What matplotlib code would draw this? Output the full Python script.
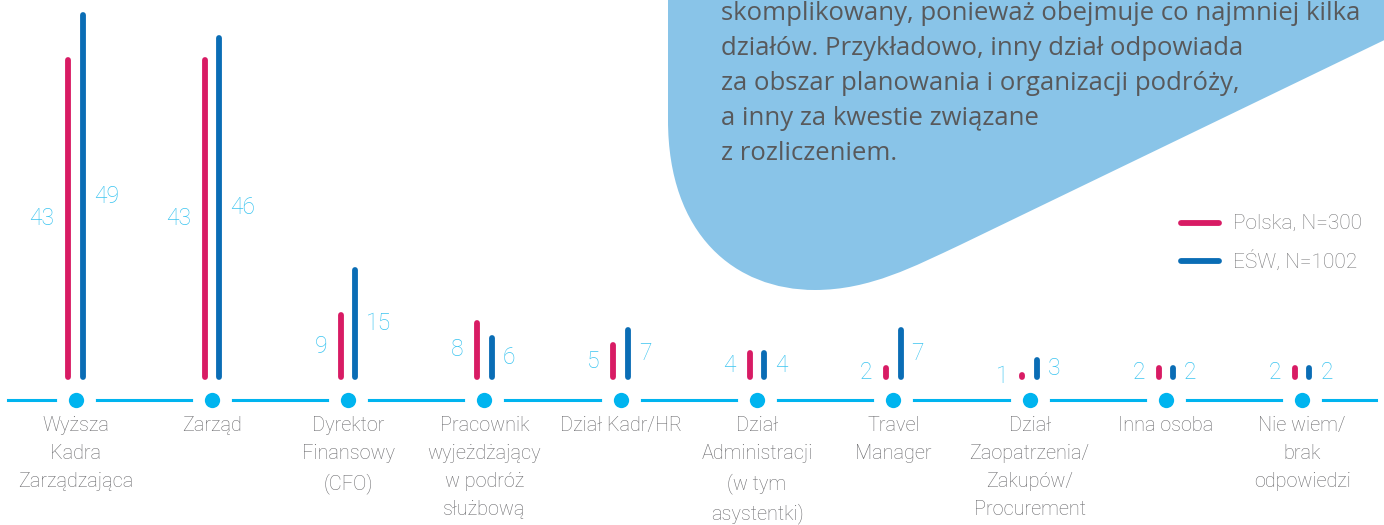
import matplotlib
matplotlib.use("Agg")
import matplotlib.pyplot as plt
from matplotlib.path import Path
from matplotlib.patches import PathPatch
from matplotlib.lines import Line2D

# dane
kategorie = [
    "Wyższa\nKadra\nZarządzająca",
    "Zarząd",
    "Dyrektor\nFinansowy\n(CFO)",
    "Pracownik\nwyjeżdżający\nw podróż\nsłużbową",
    "Dział Kadr/HR",
    "Dział\nAdministracji\n(w tym\nasystentki)",
    "Travel\nManager",
    "Dział\nZaopatrzenia/\nZakupów/\nProcurement",
    "Inna osoba",
    "Nie wiem/\nbrak\nodpowiedzi",
]
polska = [43, 43, 9, 8, 5, 4, 2, 1, 2, 2]
esw = [49, 46, 15, 6, 7, 4, 7, 3, 2, 2]
serie = ["Polska, N=300", "EŚW, N=1002"]

opis = [
    "skomplikowany, ponieważ obejmuje co najmniej kilka",
    "działów. Przykładowo, inny dział odpowiada",
    "za obszar planowania i organizacji podróży,",
    "a inny za kwestie związane",
    "z rozliczeniem.",
]

ROZ = "#d81b64"
NIEB = "#0a6db5"
CYJAN = "#00b4ef"
CYJAN_TXT = "#3ac4f0"
SZARY = "#6a6a6d"
TLO_BLOB = "#89c4e8"
TXT_BLOB = "#58595b"

W, H = 1384, 525
fig = plt.figure(figsize=(W / 100, H / 100), dpi=100)
plt.rcParams["font.family"] = ["Roboto", "DejaVu Sans"]


def fx(px):
    return px / W


def fy(py):
    return 1 - py / H


# niebieski kształt z tekstem
wierzcholki = [
    (668, -20), (668, 120),
    (668, 235), (735, 290), (815, 290),
    (870, 290), (915, 266), (960, 245),
    (1430, 18), (1430, -20), (668, -20),
]
kody = [Path.MOVETO, Path.LINETO,
        Path.CURVE4, Path.CURVE4, Path.CURVE4,
        Path.CURVE4, Path.CURVE4, Path.CURVE4,
        Path.LINETO, Path.LINETO, Path.CLOSEPOLY]
sciezka = Path([(fx(x), fy(y)) for x, y in wierzcholki], kody)
fig.patches.append(PathPatch(sciezka, transform=fig.transFigure,
                             facecolor=TLO_BLOB, edgecolor="none", zorder=0))

for i, linia in enumerate(opis):
    fig.text(fx(721), fy(14 + 34.8 * i), linia, color=TXT_BLOB, fontsize=18.5,
             family=["Open Sans", "DejaVu Sans"], ha="left", va="center")

# oś z wykresem
ax = fig.add_axes([0, 0, 1, 1])
ax.set_xlim(-75.5 / 136.3, (W - 75.5) / 136.3)
ax.set_ylim(-(H - 380) / 7.5, 380 / 7.5)
ax.axis("off")
ax.patch.set_alpha(0)

przes = 0.053
szer = 4.2
cap = szer / 0.72 / 2 / 7.5

for i in range(len(kategorie)):
    for wart, dx, kolor in [(polska[i], -przes, ROZ), (esw[i], przes, NIEB)]:
        y0 = cap
        y1 = max(wart - cap, y0 + 0.01)
        ax.plot([i + dx, i + dx], [y0, y1], color=kolor, lw=szer,
                solid_capstyle="round", zorder=3)
    ax.annotate(str(polska[i]), (i - przes, polska[i] / 2), xytext=(-10, 0),
                textcoords="offset points", ha="right", va="center",
                color=CYJAN_TXT, fontsize=16.5, fontweight="light")
    ax.annotate(str(esw[i]), (i + przes, esw[i] / 2), xytext=(8, 0),
                textcoords="offset points", ha="left", va="center",
                color=CYJAN_TXT, fontsize=16.5, fontweight="light")
    ax.text(i, -4.8, kategorie[i], ha="center", va="top", color=SZARY,
            fontsize=14.3, fontweight="light", linespacing=1.6)

# linia bazowa z kropkami
y_baza = -20 / 7.5
ax.plot([-67.5 / 136.3, (1376 - 75.5) / 136.3], [y_baza, y_baza],
        color=CYJAN, lw=2.2, zorder=1)
xs = list(range(len(kategorie)))
ax.plot(xs, [y_baza] * len(xs), "o", ms=28, mew=0, color="white", zorder=2)
ax.plot(xs, [y_baza] * len(xs), "o", ms=11, mew=0, color=CYJAN, zorder=3)

# legenda
for j, (nazwa, kolor) in enumerate(zip(serie, [ROZ, NIEB])):
    yy = 223 + 38 * j
    fig.add_artist(Line2D([fx(1181), fx(1219)], [fy(yy), fy(yy)], color=kolor,
                          lw=4.2, solid_capstyle="round"))
    fig.text(fx(1233), fy(yy), nazwa, color="#7a7a7c", fontsize=15,
             fontweight="light", ha="left", va="center")

fig.savefig("out.png", dpi=100)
== == ==
Stated problem: Every line from the top of the material above through the line with "from matplotlib.lines import Line2D" should be duplicated exactly, please; leave out the pictures.

Output for this task:
What matplotlib code would draw this? Output the full Python script.
import matplotlib
matplotlib.use("Agg")
import matplotlib.pyplot as plt
from matplotlib.path import Path
from matplotlib.patches import PathPatch
from matplotlib.lines import Line2D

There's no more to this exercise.